**Exercise**: Return the data exactly, with all pictures removed.

--- Data lines ---

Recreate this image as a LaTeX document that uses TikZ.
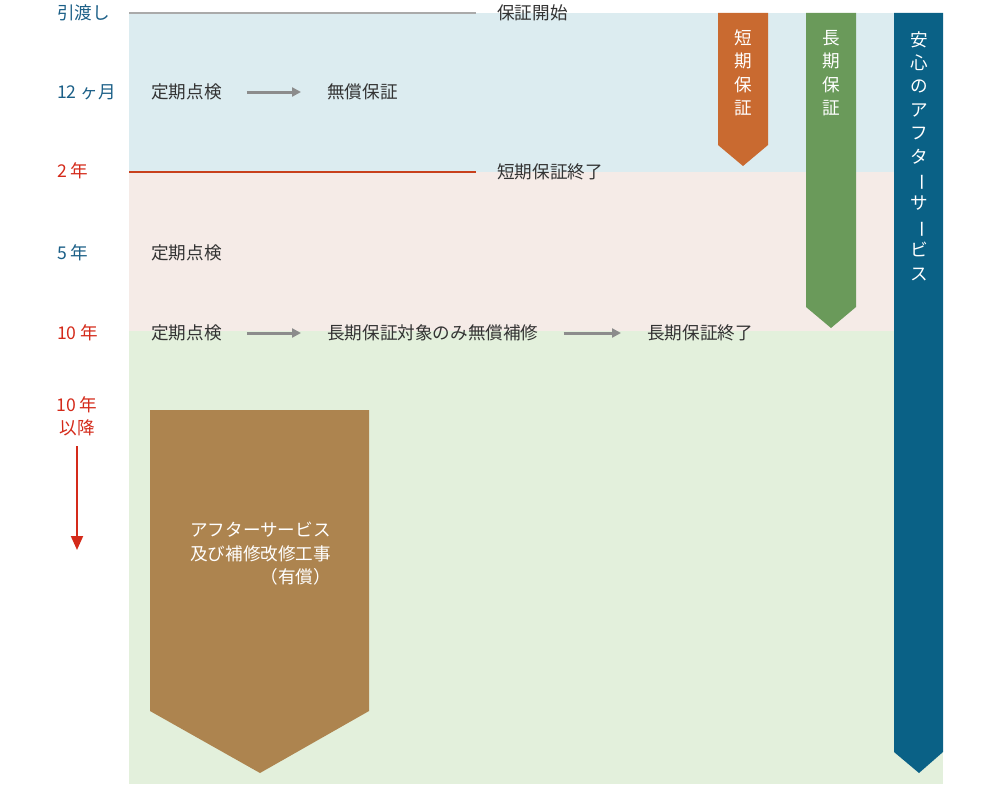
\documentclass[tikz,border=0pt]{standalone}
\usepackage{fontspec}
\usepackage{graphicx}
\setmainfont{Noto Sans CJK JP}
\usetikzlibrary{arrows.meta}
\definecolor{bgblue}{HTML}{DCECF0}
\definecolor{bgpink}{HTML}{F5EBE7}
\definecolor{bggreen}{HTML}{E3F0DC}
\definecolor{orangeb}{HTML}{C96A30}
\definecolor{greenb}{HTML}{6A9A5A}
\definecolor{navyb}{HTML}{0A6186}
\definecolor{brownb}{HTML}{AD844F}
\definecolor{lblblue}{HTML}{1B5F87}
\definecolor{lblred}{HTML}{D42A1A}
\definecolor{txt}{HTML}{333333}
\definecolor{arrgray}{HTML}{8C8C8C}
\definecolor{topline}{HTML}{AAAAAA}
\definecolor{redline}{HTML}{C8401C}
\newcommand{\vbar}{\rotatebox[origin=c]{-90}{ー}}
\begin{document}
\begin{tikzpicture}[x=1pt,y=-1pt,
  every node/.style={inner sep=0pt, font=\fontsize{17.6}{23.4}\selectfont},
  body/.style={anchor=west, text=txt},
  lblb/.style={anchor=west, text=lblblue},
  lblr/.style={anchor=west, text=lblred},
  vtext/.style={align=center, text=white},
  grayarrow/.style={draw=arrgray, line width=3pt, -{Triangle[length=9pt,width=9pt]}, shorten <=25pt, shorten >=26pt}
]
\useasboundingbox (0,0) rectangle (1000,784);
% background bands
\fill[bgblue] (129,13) rectangle (943,172);
\fill[bgpink] (129,172) rectangle (943,331);
\fill[bggreen] (129,331) rectangle (943,784);
\coordinate (tl) at (129,13);
\coordinate (rl) at (129,172);
% lines
\node[body] (start) at (497,13) {保証開始};
\node[body] (shortend) at (497,172) {短期保証終了};
\draw[topline, line width=2pt, shorten >=21pt] (tl) -- (start.west);
\draw[redline, line width=2pt, shorten >=21pt] (rl) -- (shortend.west);
% banners
\fill[orangeb] (718,13) -- (768,13) -- (768,145) -- (743,166) -- (718,145) -- cycle;
\fill[greenb] (806,13) -- (856,13) -- (856,307) -- (831,328) -- (806,307) -- cycle;
\fill[navyb] (894,13) -- (943,13) -- (943,752) -- (919,773) -- (894,752) -- cycle;
\fill[brownb] (150,410) -- (369,410) -- (369,711) -- (260,773) -- (150,711) -- cycle;
\node[vtext] (bshort) at (743,73) {短\\期\\保\\証};
\node[vtext] (blong) at (831,73) {長\\期\\保\\証};
\node[vtext] (bafter) at (919,156) {安\\心\\の\\ア\\フ\\タ\\\vbar\\サ\\\vbar\\ビ\\ス};
\node[align=left, text=white, anchor=north west] (paid) at (190,522) {アフターサービス\\及び補修改修工事\\\hspace{4em}（有償）};
% left labels
\node[lblb] (l0) at (57,13) {引渡し};
\node[lblb] (l1) at (57,92) {12 ヶ月};
\node[lblr] (l2) at (57,171) {2 年};
\node[lblb] (l5) at (57,253) {5 年};
\node[lblr] (l10) at (57,333) {10 年};
\node[text=lblred, align=center] (l10b) at (77,416) {10 年\\以降};
\coordinate (redtip) at (77,550);
\draw[lblred, line width=2pt, -{Triangle[length=14pt,width=12pt]}, shorten <=10pt] (l10b.south) -- (redtip);
% rows
\node[body] (k1) at (151,92) {定期点検};
\node[body] (free) at (327,92) {無償保証};
\draw[grayarrow] (k1.east) -- (free.west);
\node[body] (k5) at (151,253) {定期点検};
\node[body] (k10) at (151,333) {定期点検};
\node[body] (repair) at (327,333) {長期保証対象のみ無償補修};
\node[body] (longend) at (647,333) {長期保証終了};
\draw[grayarrow] (k10.east) -- (repair.west);
\draw[grayarrow] (repair.east) -- (longend.west);
\end{tikzpicture}
\end{document}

---

**Result of this exercise**:
Recreate this image as a LaTeX document that uses TikZ.
\documentclass[tikz,border=0pt]{standalone}
\usepackage{fontspec}
\usepackage{graphicx}
\setmainfont{Noto Sans CJK JP}
\usetikzlibrary{arrows.meta}
\definecolor{bgblue}{HTML}{DCECF0}
\definecolor{bgpink}{HTML}{F5EBE7}
\definecolor{bggreen}{HTML}{E3F0DC}
\definecolor{orangeb}{HTML}{C96A30}
\definecolor{greenb}{HTML}{6A9A5A}
\definecolor{navyb}{HTML}{0A6186}
\definecolor{brownb}{HTML}{AD844F}
\definecolor{lblblue}{HTML}{1B5F87}
\definecolor{lblred}{HTML}{D42A1A}
\definecolor{txt}{HTML}{333333}
\definecolor{arrgray}{HTML}{8C8C8C}
\definecolor{topline}{HTML}{AAAAAA}
\definecolor{redline}{HTML}{C8401C}
\newcommand{\vbar}{\rotatebox[origin=c]{-90}{ー}}
\begin{document}
\begin{tikzpicture}[x=1pt,y=-1pt,
  every node/.style={inner sep=0pt, font=\fontsize{17.6}{23.4}\selectfont},
  body/.style={anchor=west, text=txt},
  lblb/.style={anchor=west, text=lblblue},
  lblr/.style={anchor=west, text=lblred},
  vtext/.style={align=center, text=white},
  grayarrow/.style={draw=arrgray, line width=3pt, -{Triangle[length=9pt,width=9pt]}, shorten <=25pt, shorten >=26pt}
]
\useasboundingbox (0,0) rectangle (1000,784);
% background bands
\fill[bgblue] (129,13) rectangle (943,172);
\fill[bgpink] (129,172) rectangle (943,331);
\fill[bggreen] (129,331) rectangle (943,784);
\coordinate (tl) at (129,13);
\coordinate (rl) at (129,172);
% lines
\node[body] (start) at (497,13) {保証開始};
\node[body] (shortend) at (497,172) {短期保証終了};
\draw[topline, line width=2pt, shorten >=21pt] (tl) -- (start.west);
\draw[redline, line width=2pt, shorten >=21pt] (rl) -- (shortend.west);
% banners
\fill[orangeb] (718,13) -- (768,13) -- (768,145) -- (743,166) -- (718,145) -- cycle;
\fill[greenb] (806,13) -- (856,13) -- (856,307) -- (831,328) -- (806,307) -- cycle;
\fill[navyb] (894,13) -- (943,13) -- (943,752) -- (919,773) -- (894,752) -- cycle;
\fill[brownb] (150,410) -- (369,410) -- (369,711) -- (260,773) -- (150,711) -- cycle;
\node[vtext] (bshort) at (743,73) {短\\期\\保\\証};
\node[vtext] (blong) at (831,73) {長\\期\\保\\証};
\node[vtext] (bafter) at (919,156) {安\\心\\の\\ア\\フ\\タ\\\vbar\\サ\\\vbar\\ビ\\ス};
\node[align=left, text=white, anchor=north west] (paid) at (190,522) {アフターサービス\\及び補修改修工事\\\hspace{4em}（有償）};
% left labels
\node[lblb] (l0) at (57,13) {引渡し};
\node[lblb] (l1) at (57,92) {12 ヶ月};
\node[lblr] (l2) at (57,171) {2 年};
\node[lblb] (l5) at (57,253) {5 年};
\node[lblr] (l10) at (57,333) {10 年};
\node[text=lblred, align=center] (l10b) at (77,416) {10 年\\以降};
\coordinate (redtip) at (77,550);
\draw[lblred, line width=2pt, -{Triangle[length=14pt,width=12pt]}, shorten <=10pt] (l10b.south) -- (redtip);
% rows
\node[body] (k1) at (151,92) {定期点検};
\node[body] (free) at (327,92) {無償保証};
\draw[grayarrow] (k1.east) -- (free.west);
\node[body] (k5) at (151,253) {定期点検};
\node[body] (k10) at (151,333) {定期点検};
\node[body] (repair) at (327,333) {長期保証対象のみ無償補修};
\node[body] (longend) at (647,333) {長期保証終了};
\draw[grayarrow] (k10.east) -- (repair.west);
\draw[grayarrow] (repair.east) -- (longend.west);
\end{tikzpicture}
\end{document}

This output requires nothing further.